From Deseret News archives:
USU students study creative thinking in Switzerland
LOGAN — Mary Shelley thought up the idea for her enduring novel about Frankenstein while on a trip to Switzerland in 1816. So it's fitting that a group of Utah State University business and art students traveled this summer to the land of watches and chocolate to study a new beast created by fusing their right-brain and left-brain abilities.
It's called "design thinking": cultivating creative (right-brain) ways of problem-solving to foster innovation. Why study it? Because, some say, today's humans are in the midst of a shift from an information economy to a conceptual economy in which intuition will replace logic.
In other words, today's top jobs require broader mental skills.
"There's a whole new field emerging," said Bob Winward, a graphic design professor who led the three-week trip. "Especially in a world where anything that can be reduced to an algorithm is being shipped off to India or China; all that's left is innovation."
But the 10 Jon M. Huntsman School of Business students and 29 design students from the Caine College of the Arts got more than a mental workout. After a few days of orientation, they found themselves snowshoeing three miles up a high mountain pass in the Swiss Alps, on their way to the famed Great St. Bernard Hospice.
There, monks put them to work on a service project to construct kennels for the St. Bernard dogs they have traditionally bred to rescue travelers caught in avalanches. Due to the harsh conditions and risk of snow slides, the gigantic kennels made of 60-pound steel beams are dismantled and reconstructed each year.
With snow and fog swirling around the students, "you couldn't see in front you," said business student Bonnie Green.
The monks also instructed the students on the principle of empathy.
"You have to learn how to understand other people if you're going to design things for people," said Rich Wills, a graphic design student hoping to work in movies or video games. He called the project "one of the hardest things I've ever done."
Chris Fawson, an economics professor and associate dean in the business school, who also went on the trip, said it was a unique opportunity to see the world through a different lens. "The best business schools are looking for ways to stretch their students' understanding of the world," he said.

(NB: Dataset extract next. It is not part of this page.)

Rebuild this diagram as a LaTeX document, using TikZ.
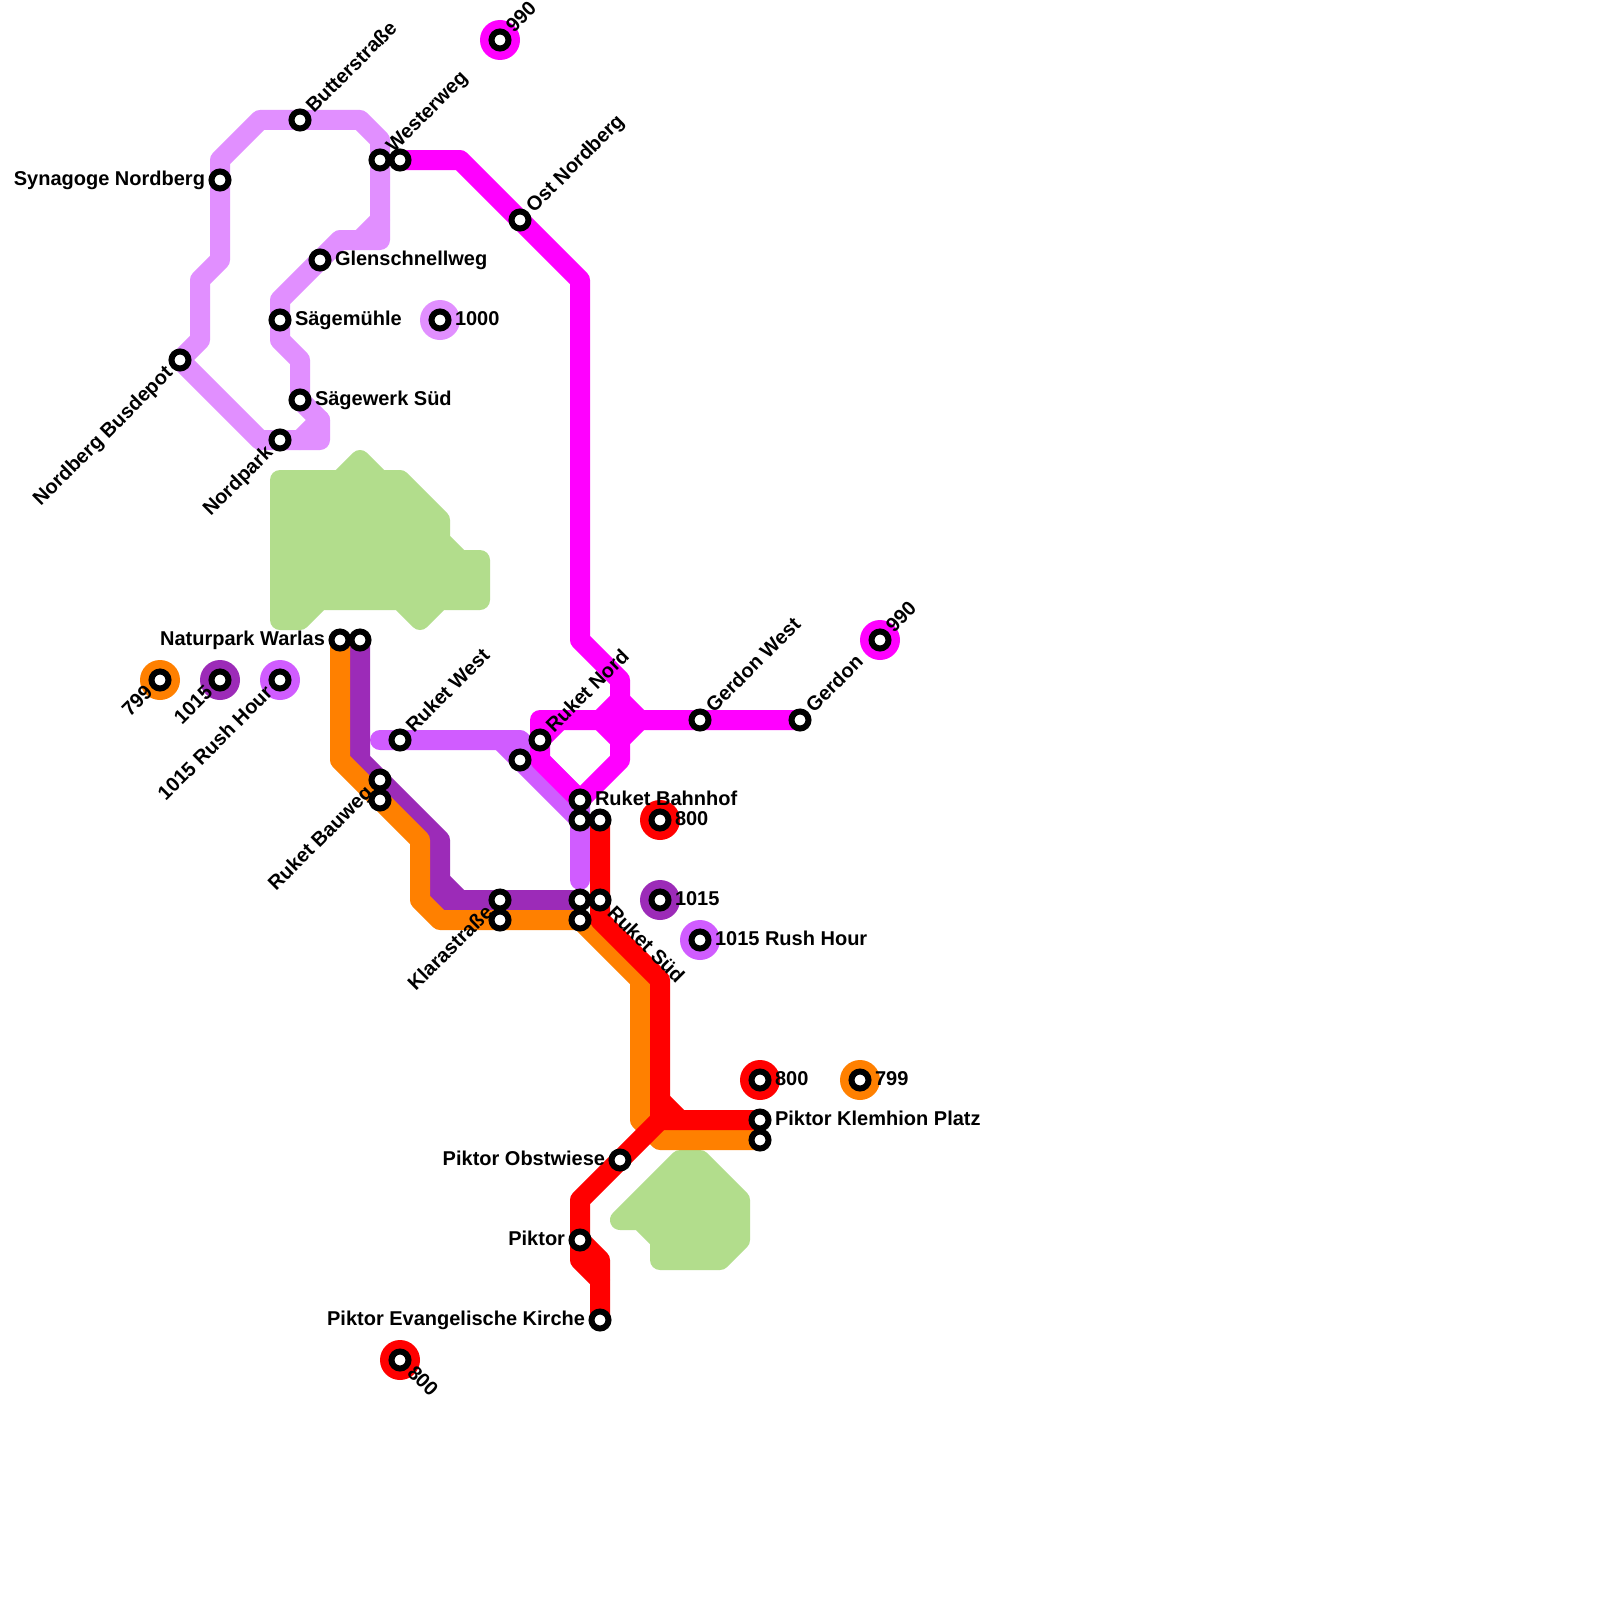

While business education in the past has been highly technical, Fawson said, "Successful businesses at their core are driven by innovation and creativity."
Meanwhile, the design students visited stores and factories to see how ideas travel from the drawing pad to the marketplace. Their emphasis was on making their creations more "human-centered," with the end user in mind.
Wills said the course helped him think about being a designer and entrepreneur at the same time. "The best ideas come when you have all these different thought processes coming together."